Quali responsabilità ha il sistema bancario nello spingere gli imprenditori a rivolgersi alla finanza camorristica?
«Posso dire qualcosa a partire da storie che conosco direttamente. In alcune banche sono gli stessi funzionari che indicano a chi rivolgersi dopo che il cliente ha ricevuto l’ennesimo rifiuto di un prestito bancario. Fisicamente fuori le banche ci sono usurari che concedono ai commerciati piccole somme per pagare qualche assegno così da non farli andare in protesto. Sono piccole cifre, anche 100 euro. E se le banche non prestano nemmeno queste piccole somme, finisce che la mattina sono costretti a rivolgersi agli usurai, che si presentano la sera stessa a prelevare 200 euro dall’incasso della giornata».

Le vostre associazioni antiracket producono fatti concreti. Arrivate a denunciare, con nome e cognome, l’estorsore e accompagnate le vittime durante le delicate fasi processuali. Che tipo di incoraggiamento avete ricevuto dal ministro dell’Interno incontrato a Napoli proprio all’indomani del rogo della Città della Scienza?  
«Ci ha detto di andare avanti e di raccontare il bello, come il numero delle denunce che possiamo fornire da cui risulta che esistono persone libere e istituzioni a loro vicine. Dobbiamo lasciare alle future generazioni una società senza mafie e corruzione».

Che tipo di collaborazione potete portare avanti con Gioventù nuova?
«Con Gioventù nuova non possiamo fermarci a questo ultimo evento del 18 e 19 marzo. Vorrei che nascesse una forte collaborazione. C’è tanto da fare come, ad esempio, portare avanti il discorso del consumo critico e continuare la formazione nelle scuole. Non possiamo, in questa fase, chiedere ai giovani di assistere le vittime di estorsione o usura, ma abbiamo bisogno dei giovani e loro mi sembrano disponibili».

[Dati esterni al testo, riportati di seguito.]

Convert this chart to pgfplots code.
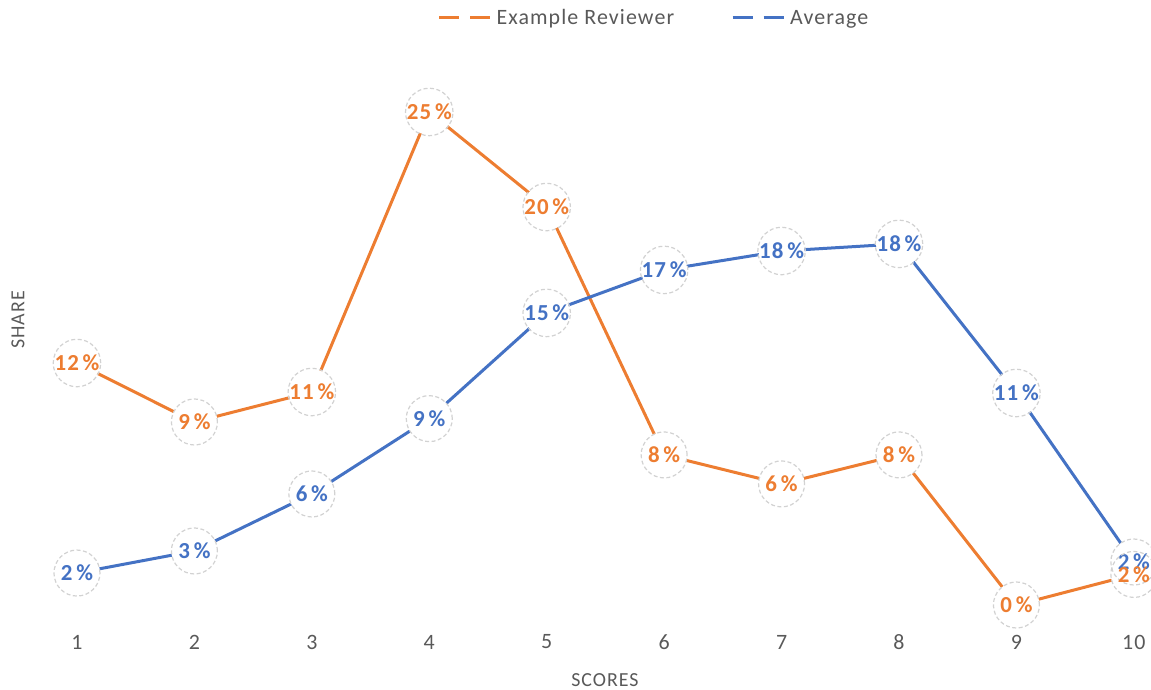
\documentclass[border=0pt]{standalone}
\usepackage{pgfplots}
\pgfplotsset{compat=1.18}
\usepackage{pgfplotstable}
\usepackage{fontspec}
\setmainfont{Carlito}[LetterSpace=5]
\definecolor{cOrange}{HTML}{ED7D31}
\definecolor{cBlue}{HTML}{4472C4}
\definecolor{cText}{HTML}{595959}
\pgfplotstableread{
x y lab
1 12.27 12
2 9.28 9
3 10.80 11
4 25.00 25
5 20.18 20
6 7.61 8
7 6.14 6
8 7.61 8
9 0.00 0
10 1.55 2
}\reviewer
\pgfplotstableread{
x y lab
1 1.62 2
2 2.74 3
3 5.63 6
4 9.45 9
5 14.81 15
6 16.99 17
7 17.95 18
8 18.31 18
9 10.75 11
10 2.18 2
}\average
\pgfplotsset{
  bgnode/.style={draw=none, forget plot, point meta=explicit,
    nodes near coords={},
    every node near coord/.style={anchor=center, circle, minimum size=46bp, inner sep=0pt,
      fill=white, draw=none}},
  lblnode/.style={draw=none, forget plot, point meta=explicit,
    nodes near coords={\pgfmathprintnumber[int detect]{\pgfplotspointmeta}\,\%},
    every node near coord/.style={anchor=center, circle, minimum size=46bp, inner sep=0pt,
      fill=none, draw=gray!35, line width=1.2bp, dash pattern=on 4bp off 2.5bp,
      text=#1, font=\bfseries\fontsize{23}{24}\selectfont}},
}
\begin{document}
\begin{tikzpicture}[x=1bp,y=1bp]
\path[use as bounding box] (0,0) rectangle (1151,690);
\begin{axis}[
  at={(30bp,62bp)}, anchor=south west,
  scale only axis,
  width=1115.7bp, height=588bp,
  xmin=0.6, xmax=10.1,
  ymin=-1.166, ymax=28.65,
  axis line style={draw=none},
  major tick length=0pt,
  ytick=\empty,
  xtick={1,...,10},
  /pgf/number format/assume math mode=true,
  tick label style={font=\fontsize{22}{24}\selectfont, text=cText},
  xticklabel style={anchor=center, yshift=-14bp},
  xlabel={SCORES},
  ylabel={SHARE},
  label style={font=\fontsize{20}{22}\selectfont, text=cText},
  xlabel style={at={(axis description cs:0.5154,-0.0884)}, anchor=center},
  ylabel style={at={(axis description cs:-0.0108,0.5238)}, anchor=center, rotate=0},
  legend columns=2,
  legend style={at={(axis description cs:0.5593,1.0374)}, anchor=center, draw=none, fill=none,
    font=\fontsize{22}{24}\selectfont, text=cText,
    /tikz/every even column/.append style={column sep=55bp}},
  legend cell align=left,
  legend image code/.code={\draw[#1, dash pattern=on 20bp off 11bp, line width=3bp] (0bp,0bp) -- (54bp,0bp);},
  clip=false,
]
\addplot[cOrange, line width=3bp] table[x=x,y=y] {\reviewer};
\addlegendentry{Example Reviewer}
\addplot[cBlue, line width=3bp] table[x=x,y=y] {\average};
\addlegendentry{Average}
\addplot[bgnode] table[x=x,y=y,meta=lab] {\average};
\addplot[bgnode] table[x=x,y=y,meta=lab] {\reviewer};
\addplot[lblnode=cBlue] table[x=x,y=y,meta=lab] {\average};
\addplot[lblnode=cOrange] table[x=x,y=y,meta=lab] {\reviewer};
\end{axis}
\end{tikzpicture}
\end{document}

 Che tipo di sostegno chiedete a livello nazionale e a Città Nuova in particolare?
«Il più delle volte abbiamo bisogno del silenzio (quando dobbiamo costituire associazioni, convincere qualcuno a denunciare, ecc) perché c’è in gioco la vita delle persone e quindi preferiamo non parlare. Ma ci sono momenti, come questo della marcia della legalità a Pomigliano, in cui abbiamo bisogno di farci conoscere. Ma pochi ne parlano. Quando si muove Libera c’è una grande macchina organizzativa che coinvolge i mezzi di informazione con la presenza di personalità famose. In gran parte noi siamo persone comuni: non facciamo notizia e ci sembra anche strano chiedere visibilità, ma andiamo avanti lo stesso. Dieci mila persone che marciano a Pomigliano per affermare la legalità sono una notizia al di là dei numeri. Vuol dire che esistono uomini e donne che, in maniera gratuita e con grandi sacrifici, cercano di liberarsi dalle mafie».